Locate the string "this" throughout the material and copy every line in which it occurs.

** BEGIN **

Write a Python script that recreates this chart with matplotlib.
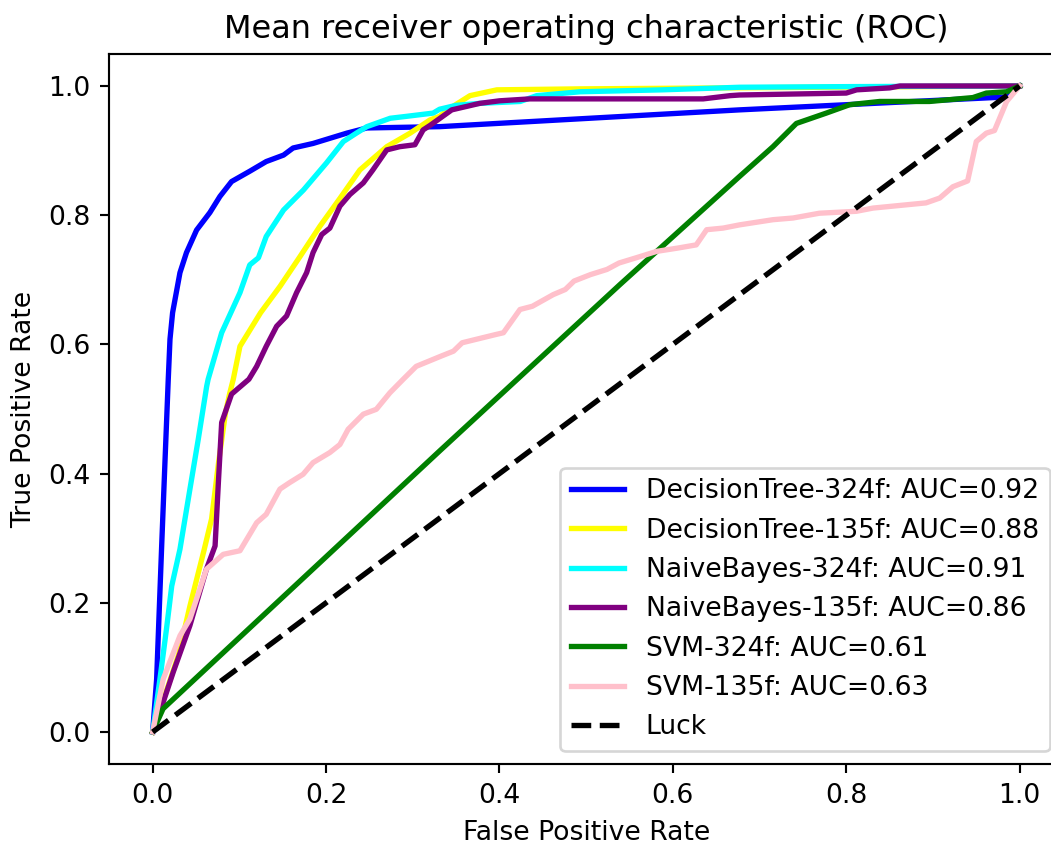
import matplotlib
matplotlib.use('Agg')
import matplotlib.pyplot as plt

# ROC points (fpr, tpr)
dt324_fpr = [0.0, 0.0046, 0.0104, 0.0142, 0.018, 0.020, 0.023, 0.0315, 0.039, 0.0507, 0.066, 0.0776,
             0.091, 0.112, 0.131, 0.151, 0.162, 0.185, 0.224, 0.247, 0.331, 0.677, 0.985, 1.0]
dt324_tpr = [0.0, 0.082, 0.288, 0.418, 0.546, 0.608, 0.649, 0.711, 0.742, 0.777, 0.804, 0.829,
             0.852, 0.868, 0.883, 0.893, 0.904, 0.911, 0.927, 0.935, 0.937, 0.963, 0.983, 1.0]

dt135_fpr = [0.0, 0.01, 0.03, 0.043, 0.059, 0.068, 0.076, 0.084, 0.089, 0.093, 0.1007, 0.1245, 0.147,
             0.170, 0.193, 0.216, 0.239, 0.270, 0.297, 0.320, 0.331, 0.343, 0.366, 0.397, 0.493, 1.0]
dt135_tpr = [0.0, 0.04, 0.12, 0.195, 0.280, 0.33, 0.417, 0.494, 0.525, 0.546, 0.597, 0.649, 0.690,
             0.736, 0.783, 0.826, 0.870, 0.906, 0.927, 0.9475, 0.953, 0.9655, 0.985, 0.994, 0.9955, 1.0]

nb324_fpr = [0.0, 0.0084, 0.016, 0.022, 0.0315, 0.043, 0.0526, 0.0623, 0.064, 0.0796, 0.1007, 0.112,
             0.122, 0.131, 0.151, 0.174, 0.2006, 0.22, 0.235, 0.247, 0.274, 0.293, 0.3235, 0.331,
             0.350, 0.377, 0.424, 0.443, 0.493, 0.588, 0.677, 0.804, 1.0]
nb324_tpr = [0.0, 0.082, 0.160, 0.226, 0.283, 0.376, 0.453, 0.535, 0.546, 0.618, 0.680, 0.723,
             0.734, 0.767, 0.808, 0.839, 0.881, 0.914, 0.927, 0.937, 0.950, 0.953, 0.958, 0.964,
             0.970, 0.973, 0.976, 0.985, 0.991, 0.994, 0.998, 0.999, 1.0]

nb135_fpr = [0.0, 0.0084, 0.0238, 0.043, 0.062, 0.072, 0.076, 0.0796, 0.091, 0.111, 0.120, 0.131,
             0.143, 0.1545, 0.166, 0.1776, 0.185, 0.195, 0.2044, 0.216, 0.2275, 0.243, 0.254, 0.270,
             0.285, 0.3025, 0.312, 0.320, 0.345, 0.377, 0.400, 0.435, 0.635, 0.666, 0.677, 0.800,
             0.812, 0.850, 0.862, 1.0]
nb135_tpr = [0.0, 0.031, 0.093, 0.165, 0.252, 0.288, 0.391, 0.479, 0.523, 0.546, 0.566, 0.597,
             0.628, 0.644, 0.680, 0.711, 0.742, 0.770, 0.780, 0.814, 0.832, 0.850, 0.870, 0.901,
             0.906, 0.909, 0.932, 0.939, 0.963, 0.973, 0.977, 0.980, 0.980, 0.985, 0.986, 0.989,
             0.994, 0.997, 1.0, 1.0]

svm324_fpr = [0.0, 0.012, 0.331, 0.539, 0.677, 0.7155, 0.7425, 0.777, 0.804, 0.8386, 0.896, 0.946,
              0.9616, 0.985, 1.0]
svm324_tpr = [0.0, 0.036, 0.435, 0.6926, 0.860, 0.906, 0.942, 0.958, 0.971, 0.976, 0.976, 0.982,
              0.989, 0.991, 1.0]

svm135_fpr = [0.0, 0.0122, 0.0315, 0.043, 0.062, 0.0814, 0.1007, 0.120, 0.131, 0.1468, 0.158, 0.1736,
              0.185, 0.2044, 0.216, 0.2255, 0.243, 0.258, 0.2736, 0.289, 0.304, 0.333, 0.347, 0.357,
              0.395, 0.4046, 0.4237, 0.438, 0.462, 0.476, 0.486, 0.505, 0.524, 0.538, 0.5576, 0.5815,
              0.6054, 0.627, 0.639, 0.658, 0.677, 0.7155, 0.7386, 0.769, 0.8117, 0.831, 0.892, 0.9078,
              0.923, 0.940, 0.950, 0.9616, 0.971, 0.985, 1.0]
svm135_tpr = [0.0, 0.082, 0.149, 0.175, 0.252, 0.275, 0.2806, 0.324, 0.337, 0.376, 0.386, 0.399,
              0.417, 0.4326, 0.445, 0.4686, 0.492, 0.4995, 0.525, 0.546, 0.566, 0.582, 0.5895, 0.6025,
              0.615, 0.618, 0.654, 0.659, 0.677, 0.685, 0.698, 0.708, 0.716, 0.726, 0.734, 0.744,
              0.749, 0.754, 0.7775, 0.780, 0.785, 0.793, 0.7956, 0.803, 0.806, 0.811, 0.819, 0.8265,
              0.844, 0.853, 0.914, 0.927, 0.931, 0.976, 1.0]

names = ['DecisionTree-324f', 'DecisionTree-135f', 'NaiveBayes-324f', 'NaiveBayes-135f',
         'SVM-324f', 'SVM-135f']
aucs = [0.92, 0.88, 0.91, 0.86, 0.61, 0.63]
colors = ['blue', 'yellow', 'cyan', 'purple', 'green', 'pink']
curves = [(dt324_fpr, dt324_tpr), (dt135_fpr, dt135_tpr), (nb324_fpr, nb324_tpr),
          (nb135_fpr, nb135_tpr), (svm324_fpr, svm324_tpr), (svm135_fpr, svm135_tpr)]

DPI = 192
fig = plt.figure(figsize=(1051 / DPI, 845 / DPI), dpi=DPI)
# axes run past the right edge, like the cropped original
ax = fig.add_axes([0.104, 0.0955, 0.9074, 0.841])

for (fpr, tpr), name, auc, c in zip(curves, names, aucs, colors):
    ax.plot(fpr, tpr, color=c, lw=2, label=name + ': AUC=' + str(auc))

ax.plot([0, 1], [0, 1], 'k--', lw=2, label='Luck')

ax.set_xlim(-0.05, 1.05)
ax.set_ylim(-0.05, 1.05)
ax.set_xlabel('False Positive Rate')
ax.set_ylabel('True Positive Rate')
ax.set_title('Mean receiver operating characteristic (ROC)')
ax.legend(loc='lower right')

fig.savefig('out.png', dpi=DPI)
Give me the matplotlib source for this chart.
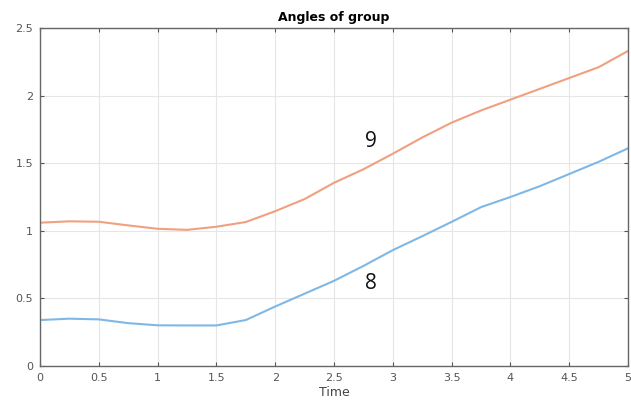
import matplotlib.pyplot as plt

# values
time = [0, 0.25, 0.5, 0.75, 1.0, 1.25, 1.5, 1.75, 2.0, 2.25, 2.5,
        2.75, 3.0, 3.25, 3.5, 3.75, 4.0, 4.25, 4.5, 4.75, 5.0]
group9 = [1.06, 1.07, 1.067, 1.04, 1.015, 1.007, 1.03, 1.065, 1.145, 1.235, 1.355,
          1.455, 1.57, 1.69, 1.80, 1.89, 1.97, 2.05, 2.13, 2.21, 2.33]
group8 = [0.34, 0.35, 0.345, 0.317, 0.301, 0.30, 0.30, 0.34, 0.44, 0.535, 0.63,
          0.74, 0.857, 0.96, 1.066, 1.175, 1.25, 1.33, 1.42, 1.51, 1.61]

labels = ["9", "8"]
label_x = [2.81, 2.81]
label_y = [1.66, 0.61]

xticks = [0, 0.5, 1, 1.5, 2, 2.5, 3, 3.5, 4, 4.5, 5]
xticklabels = ["0", "0.5", "1", "1.5", "2", "2.5", "3", "3.5", "4", "4.5", "5"]
yticks = [0, 0.5, 1, 1.5, 2, 2.5]
yticklabels = ["0", "0.5", "1", "1.5", "2", "2.5"]

fig = plt.figure(figsize=(6.31, 4.03), dpi=100)
ax = fig.add_axes([0.0634, 0.0918, 0.9318, 0.8387])

ax.plot(time, group9, color="#f0a080", linewidth=1.5)
ax.plot(time, group8, color="#7fb8e6", linewidth=1.5)

for txt, tx, ty in zip(labels, label_x, label_y):
    ax.text(tx, ty, txt, fontsize=15, family="Open Sans", color="#111111",
            ha="center", va="center")

ax.set_xlim(0, 5)
ax.set_ylim(0, 2.5)
ax.set_xticks(xticks)
ax.set_xticklabels(xticklabels)
ax.set_yticks(yticks)
ax.set_yticklabels(yticklabels)
ax.grid(True, color="#e6e6e6", linewidth=0.8)
ax.set_axisbelow(True)
ax.tick_params(direction="in", length=3, labelsize=8, colors="#555555",
               top=True, right=True, pad=5)
for sp in ax.spines.values():
    sp.set_color("#666666")
    sp.set_linewidth(1.0)

ax.set_title("Angles of group", fontsize=9, fontweight="bold", pad=5)
ax.set_xlabel("Time", fontsize=9, color="#444444", labelpad=2)

fig.savefig("out.png", dpi=100)
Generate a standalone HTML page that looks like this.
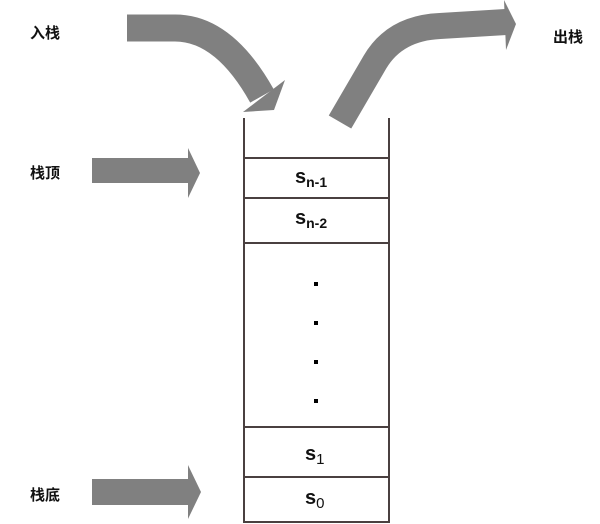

** END **

> **Finished answer**:
Write a Python script that recreates this chart with matplotlib.
Give me the matplotlib source for this chart.
Generate a standalone HTML page that looks like this.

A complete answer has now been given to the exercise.